2枚目の写真は、とにかく食品以外は何でも売っている店、3枚目は廃業してそのままの氷屋である。氷屋というものを50才以下の読者はご存知ないかもしれない。かき氷を食わせるわけではない。俺がガキの頃、まだ電気冷蔵庫がない家は多く、氷屋からでかい氷を配達してもらってただの箱である「冷蔵庫」にぶち込み、肉や魚を冷やしていたのである。そんな氷屋の多くは同時に灯油やプロパンガスや米の配達もやっていたが、完全に世の中から消え去った職業である。余談だが、当時の冷蔵庫にはいる肉は豚と鶏である。牛肉は飛んでもなく高級品であった。鶏肉は鶏肉専門店が扱っていた。お袋に連れられてよく買い物に行った俺は、お袋から「鶏肉屋さんは鶏の祟りで鶏目(夜になると視力を失う病気)になってしまうんだよ」と聞かされ怖かった。当時は、他にも、リヤカーを苦痛に満ちた表情で引いて行く「くず屋」、便所の汲み取り業者、自転車で曲芸のように大量の丼物を片手で運ぶ出前持ちなど、悲惨な職業が日常に溢れていた。3枚目はつぶれてそのままになっている何かの工場跡である。俺は高校生の時、新宿余丁町にあったこんな感じのこんにゃく&トコロテン工場でバイトをしていた。来る日も来る日も巨大な水槽で天草を煮詰めてドロドロにして固めていく悲惨な仕事だった。今時こんな工場の残骸が残っているのである。4枚目は、商店街近くの民家である。背後にスカイツリーが見えている。ガキの頃、荻窪のはづれにもトタン板でプロパンガスのこんな都営住宅がたくさんあった。可愛い女の子の家を自転車で探索しているとこんな家であることがわかり、全速力で逃げ帰り見なかったことにした。

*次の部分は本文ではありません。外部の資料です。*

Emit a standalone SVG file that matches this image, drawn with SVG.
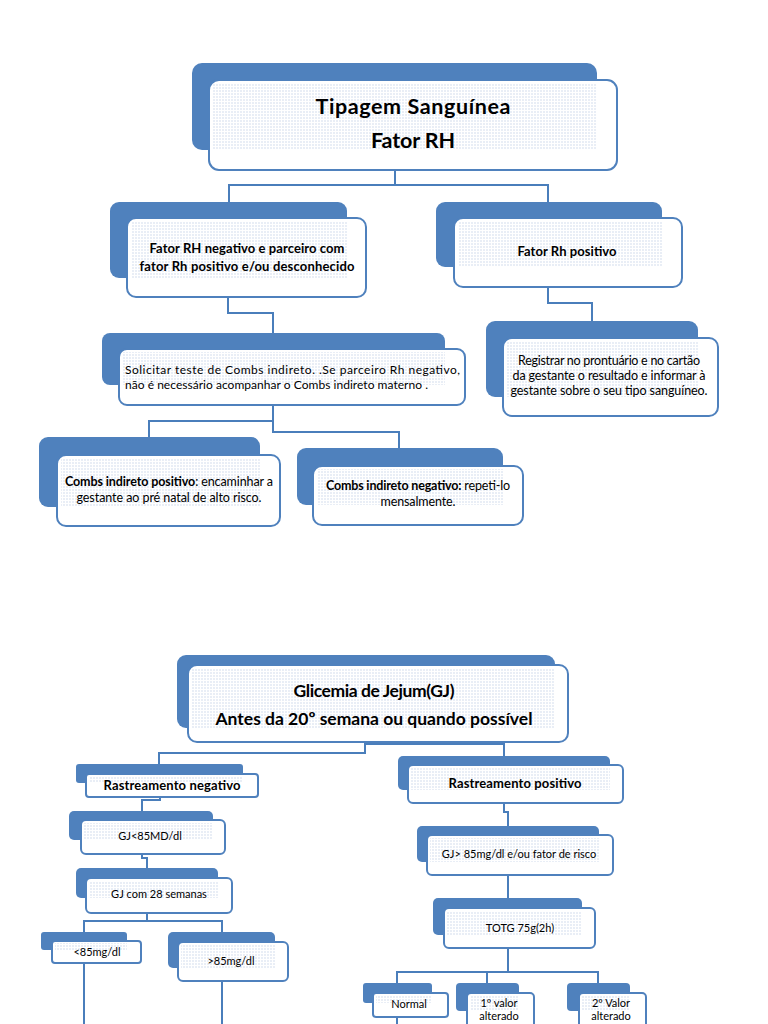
<svg xmlns="http://www.w3.org/2000/svg" width="768" height="1024" viewBox="0 0 768 1024">
<defs>
<pattern id="dots" width="3" height="3" patternUnits="userSpaceOnUse"><rect width="2" height="2" fill="#e9eef6"/></pattern>
<style>
.back{fill:#4f81bd}
.front{fill:#ffffff;stroke:#4f81bd;stroke-width:2}
.dot{fill:url(#dots)}
.conn{fill:none;stroke:#4a7ebb;stroke-width:2}
text{font-family:Lato,"Open Sans","Liberation Sans",sans-serif;fill:#000}
.b{font-weight:bold}
.t1{font-size:21.5px;font-weight:bold}
.t2{font-size:13px}
.t3{font-size:12.5px}
.t3s{font-size:12px}
.t4{font-size:11px}
.t5{font-size:17.5px;font-weight:bold}
</style>
</defs>
<rect width="768" height="1024" fill="#ffffff"/>

<g id="connectors">
<path class="conn" d="M395,170 V185 M229,202 V185 H548 V202"/>
<path class="conn" d="M228,297 V313 H273 V333"/>
<path class="conn" d="M548,287 V303 H592 V321"/>
<path class="conn" d="M273,405 V432 H399 V448 M273,421 H149 V437"/>
<path class="conn" d="M365,742 V753 H159 V764 M365,744 H504 V756"/>
<path class="conn" d="M160,797 V800 H142 V811"/>
<path class="conn" d="M142,854 V858 H147 V868"/>
<path class="conn" d="M147,913 V921 H84 V932 M147,921 H222 V942"/>
<path class="conn" d="M84,963 V1024 M222,981 V1024"/>
<path class="conn" d="M504,803 V812 H508 V826"/>
<path class="conn" d="M508,875 V898"/>
<path class="conn" d="M508,948 V972 H397 V983 M487,972 V983 M508,972 H598 V983"/>
<path class="conn" d="M397,1017 V1024"/>
</g>

<g id="n1">
<rect class="back" x="192" y="63" width="405" height="87" rx="10"/>
<rect class="front" x="209" y="80" width="408" height="90" rx="10"/>
<rect class="dot" x="213" y="83" width="384" height="67"/>
<text class="t1" x="413" y="114" text-anchor="middle" textLength="195">Tipagem Sanguínea</text>
<text class="t1" x="413" y="148" text-anchor="middle" textLength="84">Fator RH</text>
</g>

<g id="n2">
<rect class="back" x="110" y="202" width="237" height="76" rx="9"/>
<rect class="front" x="127" y="218" width="239" height="79" rx="9"/>
<rect class="dot" x="131" y="221" width="216" height="57"/>
<text class="t2 b" x="247" y="253" text-anchor="middle" textLength="195">Fator RH negativo e parceiro com</text>
<text class="t2 b" x="247" y="271" text-anchor="middle" textLength="215">fator Rh positivo e/ou desconhecido</text>
</g>

<g id="n3">
<rect class="back" x="436" y="202" width="226" height="65" rx="9"/>
<rect class="front" x="454" y="218" width="228" height="69" rx="9"/>
<rect class="dot" x="458" y="221" width="204" height="46"/>
<text class="t2 b" x="567" y="256" text-anchor="middle" textLength="99">Fator Rh positivo</text>
</g>

<g id="n4">
<rect class="back" x="102" y="333" width="343" height="52" rx="8"/>
<rect class="front" x="119" y="349" width="346" height="56" rx="8"/>
<rect class="dot" x="123" y="352" width="322" height="33"/>
<text class="t3s" x="125" y="374" textLength="335">Solicitar teste de Combs indireto. .Se parceiro Rh negativo,</text>
<text class="t3s" x="125" y="389" textLength="303">não é necessário acompanhar o Combs indireto materno .</text>
</g>

<g id="n5">
<rect class="back" x="486" y="321" width="212" height="76" rx="9"/>
<rect class="front" x="503" y="338" width="215" height="78" rx="9"/>
<rect class="dot" x="507" y="341" width="191" height="56"/>
<text class="t3" x="609" y="365" text-anchor="middle" textLength="182">Registrar no prontuário e no cartão</text>
<text class="t3" x="609" y="380" text-anchor="middle" textLength="193">da gestante o resultado e informar à</text>
<text class="t3" x="609" y="395" text-anchor="middle" textLength="197">gestante sobre o  seu tipo sanguíneo.</text>
</g>

<g id="n6">
<rect class="back" x="39" y="437" width="221" height="70" rx="9"/>
<rect class="front" x="57" y="455" width="223" height="71" rx="9"/>
<rect class="dot" x="61" y="458" width="199" height="49"/>
<text class="t3" x="169" y="486" text-anchor="middle" textLength="208"><tspan class="b">Combs indireto positivo</tspan>: encaminhar a</text>
<text class="t3" x="169" y="502" text-anchor="middle" textLength="185">gestante ao pré natal de alto risco.</text>
</g>

<g id="n7">
<rect class="back" x="297" y="448" width="206" height="57" rx="9"/>
<rect class="front" x="313" y="466" width="210" height="59" rx="9"/>
<rect class="dot" x="317" y="469" width="186" height="36"/>
<text class="t3" x="418" y="490" text-anchor="middle" textLength="184"><tspan class="b">Combs indireto negativo:</tspan> repeti-lo</text>
<text class="t3" x="418" y="506" text-anchor="middle" textLength="75">mensalmente.</text>
</g>

<g id="n8">
<rect class="back" x="177" y="655" width="378" height="73" rx="9"/>
<rect class="front" x="188" y="665" width="380" height="77" rx="9"/>
<rect class="dot" x="192" y="668" width="363" height="60"/>
<text class="t5" x="374" y="697" text-anchor="middle" textLength="161">Glicemia de Jejum(GJ)</text>
<text class="t5" x="374" y="725" text-anchor="middle" textLength="317">Antes da 20º semana ou quando possível</text>
</g>

<g id="n9">
<rect class="back" x="76" y="764" width="167" height="19" rx="3"/>
<rect class="front" x="86" y="774" width="172" height="23" rx="3"/>
<rect class="dot" x="89" y="776" width="154" height="7"/>
<text class="t2 b" x="172" y="790" text-anchor="middle" textLength="137">Rastreamento negativo</text>
</g>

<g id="n10">
<rect class="back" x="69" y="811" width="144" height="29" rx="5"/>
<rect class="front" x="81" y="820" width="144" height="34" rx="5"/>
<rect class="dot" x="84" y="823" width="129" height="17"/>
<text class="t4" x="150" y="840" text-anchor="middle">GJ&lt;85MD/dl</text>
</g>

<g id="n11">
<rect class="back" x="76" y="868" width="142" height="30" rx="5"/>
<rect class="front" x="86" y="878" width="146" height="35" rx="5"/>
<rect class="dot" x="89" y="881" width="129" height="17"/>
<text class="t4" x="159" y="898" text-anchor="middle">GJ  com 28 semanas</text>
</g>

<g id="n12">
<rect class="back" x="41" y="932" width="86" height="18" rx="3"/>
<rect class="front" x="52" y="941" width="89" height="22" rx="3"/>
<rect class="dot" x="55" y="943" width="72" height="7"/>
<text class="t4" x="97" y="956" text-anchor="middle">&lt;85mg/dl</text>
</g>

<g id="n13">
<rect class="back" x="168" y="932" width="107" height="36" rx="5"/>
<rect class="front" x="178" y="942" width="110" height="39" rx="5"/>
<rect class="dot" x="181" y="945" width="94" height="23"/>
<text class="t4" x="231" y="965" text-anchor="middle">&gt;85mg/dl</text>
</g>

<g id="n14">
<rect class="back" x="398" y="756" width="212" height="34" rx="5"/>
<rect class="front" x="408" y="765" width="215" height="38" rx="5"/>
<rect class="dot" x="411" y="768" width="199" height="22"/>
<text class="t2 b" x="515" y="788" text-anchor="middle" textLength="133">Rastreamento positivo</text>
</g>

<g id="n15">
<rect class="back" x="417" y="826" width="182" height="36" rx="5"/>
<rect class="front" x="427" y="835" width="186" height="40" rx="5"/>
<rect class="dot" x="430" y="838" width="169" height="24"/>
<text class="t4" x="519" y="858" text-anchor="middle">GJ&gt; 85mg/dl e/ou fator de risco</text>
</g>

<g id="n16">
<rect class="back" x="433" y="898" width="149" height="37" rx="5"/>
<rect class="front" x="444" y="908" width="151" height="40" rx="5"/>
<rect class="dot" x="447" y="911" width="135" height="24"/>
<text class="t4" x="520" y="932" text-anchor="middle">TOTG 75g(2h)</text>
</g>

<g id="n17">
<rect class="back" x="363" y="983" width="69" height="20" rx="3"/>
<rect class="front" x="373" y="993" width="75" height="24" rx="3"/>
<rect class="dot" x="376" y="995" width="56" height="8"/>
<text class="t4" x="409" y="1008" text-anchor="middle">Normal</text>
</g>

<g id="n18">
<rect class="back" x="456" y="983" width="63" height="28" rx="4"/>
<rect class="front" x="467" y="993" width="67" height="37" rx="4"/>
<rect class="dot" x="470" y="996" width="49" height="15"/>
<text class="t4" x="499" y="1007" text-anchor="middle">1º valor</text>
<text class="t4" x="499" y="1020" text-anchor="middle">alterado</text>
</g>

<g id="n19">
<rect class="back" x="567" y="983" width="63" height="28" rx="4"/>
<rect class="front" x="579" y="993" width="67" height="37" rx="4"/>
<rect class="dot" x="582" y="996" width="48" height="15"/>
<text class="t4" x="611" y="1007" text-anchor="middle">2º Valor</text>
<text class="t4" x="611" y="1020" text-anchor="middle">alterado</text>
</g>
</svg>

現在、東京のどのエリアも観光誘致に躍起であり、墨田区も例外ではない。墨田区の観光の目玉は当然東京スカイツリーである。それも良いのだが、俺には全く興味がない。何の情緒もないただの鉄塔がいきなりできたからといって、自分の生きてきた思い出と重なる部分もなく、時代の夢や希望と重なるわけでもなく、たぶん芝公園の元祖東京タワーに対してはこの先も存在感で超えることはないだろう。墨田区は東京の歴史の影の部分や、素顔になった人間の喜怒哀楽や夢や怨念が地場に染み込んで、その遺跡が今に残る街なのである。雑誌「東京人」あたりと組んで観光誘致の策を練れば、増え続けるシルバー層の気持ちをつかめそうな気もするのである。

ところで、今回の話とは全く関係ないが、向島とかスカイツリーで思い出した。俺は東急田園都市線の鷺沼にすんでいる。半蔵門まで通勤しているのだが、すし詰めの満員電車は、ほぼ毎朝徐行運転になり大幅な遅れとなる。ぎゅうぎゅう詰めで気分が悪くなる人、荷物が戸袋に引き込まれたりすると遅れはさらに大きくなる。この路線は、かつては長津田半蔵門という首都圏南西部を走っていたのだが、数年前にはるか東北方向、向島や北千住、越谷、春日部などを経て東武線の東武動物公園と結ばれたのである。首都圏の南西部と東北部を結ぶ総駅数はなんと69駅であり、朝夕のラッシュ時にどこかの駅で少しの遅れが出ればそれは全線に波及してひどい遅れとなる。毎朝アナウンスが謝っている。
一体誰がこんな馬鹿げた路線延長を考えたのか。企業の都合優先で利用者のことなど後回しなのだろう。沿線には無計画にガンガンマンションをたてるから朝の混みかたも尋常ではない。鉄柱に押し付けられて肋骨がおれるかと思ったこともある。お陰で俺は毎朝疲れきり、頻繁に遅刻となり、社長にしょっちゅう謝ることになる。
ふざけるな田園都市線。この沿線には住まない方がいい。
きょうも10分遅れている。また会議に遅れる。ふざけんなばかやろう。